* Exercise objective *
The lines from the top of the material below through the line containing "import numpy as np" are to be printed exactly, with pictures omitted.
## Begin
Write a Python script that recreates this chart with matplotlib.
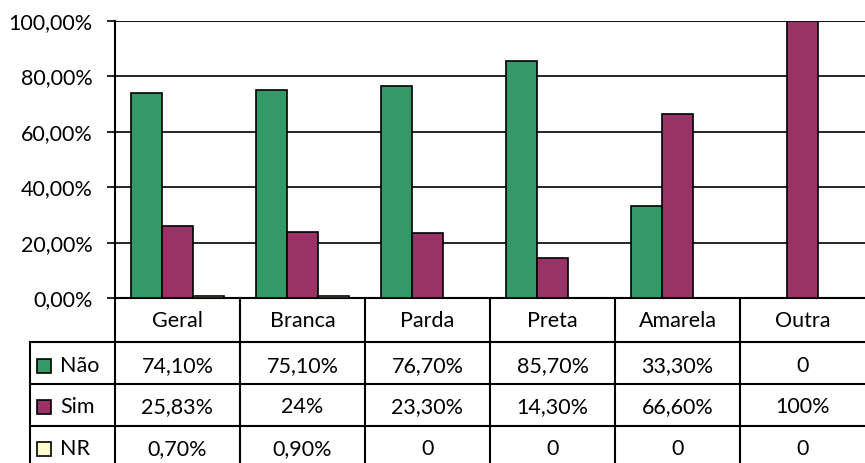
import matplotlib
matplotlib.use("Agg")
import matplotlib.pyplot as plt
import matplotlib.transforms as mtransforms
from matplotlib.ticker import FuncFormatter
import numpy as np

# === Data ===
categories = ["Geral", "Branca", "Parda", "Preta", "Amarela", "Outra"]
series_names = ["Não", "Sim", "NR"]
nao = [74.10, 75.10, 76.70, 85.70, 33.30, 0.0]
sim = [25.83, 24.00, 23.30, 14.30, 66.60, 100.0]
nr = [0.70, 0.90, 0.0, 0.0, 0.0, 0.0]
nao_labels = ["74,10%", "75,10%", "76,70%", "85,70%", "33,30%", "0"]
sim_labels = ["25,83%", "24%", "23,30%", "14,30%", "66,60%", "100%"]
nr_labels = ["0,70%", "0,90%", "0", "0", "0", "0"]
colors = ["#339966", "#993366", "#FFFFCC"]

plt.rcParams['font.family'] = ['Lato', 'DejaVu Sans']
FS = 15.5

W, H = 865, 463
fig = plt.figure(figsize=(W / 100, H / 100), dpi=100)
# plot area in pixels: x 115..865, y 21..298
ax = fig.add_axes([115 / W, 1 - 298 / H, 750 / W, 277 / H])

x = np.arange(len(categories))
bw = 0.25
for i, (vals, c) in enumerate(zip([nao, sim, nr], colors)):
  ax.bar(x + (i - 1) * bw, vals, bw, color=c, edgecolor='black', linewidth=1.2, zorder=3)

ax.set_xlim(-0.5, len(categories) - 0.5)
ax.set_ylim(0, 100)
ax.set_yticks(np.arange(0, 101, 20))
ax.yaxis.set_major_formatter(FuncFormatter(lambda v, p: f"{v:.2f}%".replace('.', ',')))
ax.tick_params(axis='y', length=6, width=1.2, pad=10, labelsize=FS)
ax.set_xticks([])
ax.grid(axis='y', color='black', linewidth=1.2, zorder=0)
for s in ['top', 'right']:
  ax.spines[s].set_visible(False)
ax.spines['left'].set_linewidth(1.5)
ax.spines['bottom'].set_linewidth(1.5)
ax.axhline(100, color='#808080', linewidth=1.5, zorder=1)

# === Data table below the axes ===
trans = mtransforms.blended_transform_factory(ax.transData, ax.transAxes)
def ya(py):
  return (298 - py) / 277

row_lines = [342, 384, 426]
row_centers = [366, 407, 449]
left_x = -0.5 - 85 / 125  # left border of label column
lw = 1.5
for py in row_lines:
  ax.plot([left_x, 5.5], [ya(py)] * 2, transform=trans, color='black', lw=lw, clip_on=False)
for k in range(len(categories)):
  ax.plot([k - 0.5] * 2, [ya(298), ya(470)], transform=trans, color='black', lw=lw, clip_on=False)
ax.plot([left_x] * 2, [ya(342), ya(470)], transform=trans, color='black', lw=lw, clip_on=False)

# header
for k, cat in enumerate(categories):
  ax.text(k, ya(321), cat, transform=trans, ha='center', va='center', fontsize=FS)
# rows
for r, (name, labels, c) in enumerate(zip(series_names, [nao_labels, sim_labels, nr_labels], colors)):
  yc = ya(row_centers[r])
  for k, lab in enumerate(labels):
    ax.text(k, yc, lab, transform=trans, ha='center', va='center', fontsize=FS)
  # legend key
  ax.add_patch(plt.Rectangle((left_x + 7 / 125, yc - 7 / 277), 14 / 125, 14 / 277, transform=trans,
                             facecolor=c, edgecolor='black', lw=1.2, clip_on=False))
  ax.text(left_x + 30 / 125, yc, name, transform=trans, ha='left', va='center', fontsize=FS)

fig.savefig("out.png", dpi=100)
## End
* Result of this exercise *
Write a Python script that recreates this chart with matplotlib.
import matplotlib
matplotlib.use("Agg")
import matplotlib.pyplot as plt
import matplotlib.transforms as mtransforms
from matplotlib.ticker import FuncFormatter
import numpy as np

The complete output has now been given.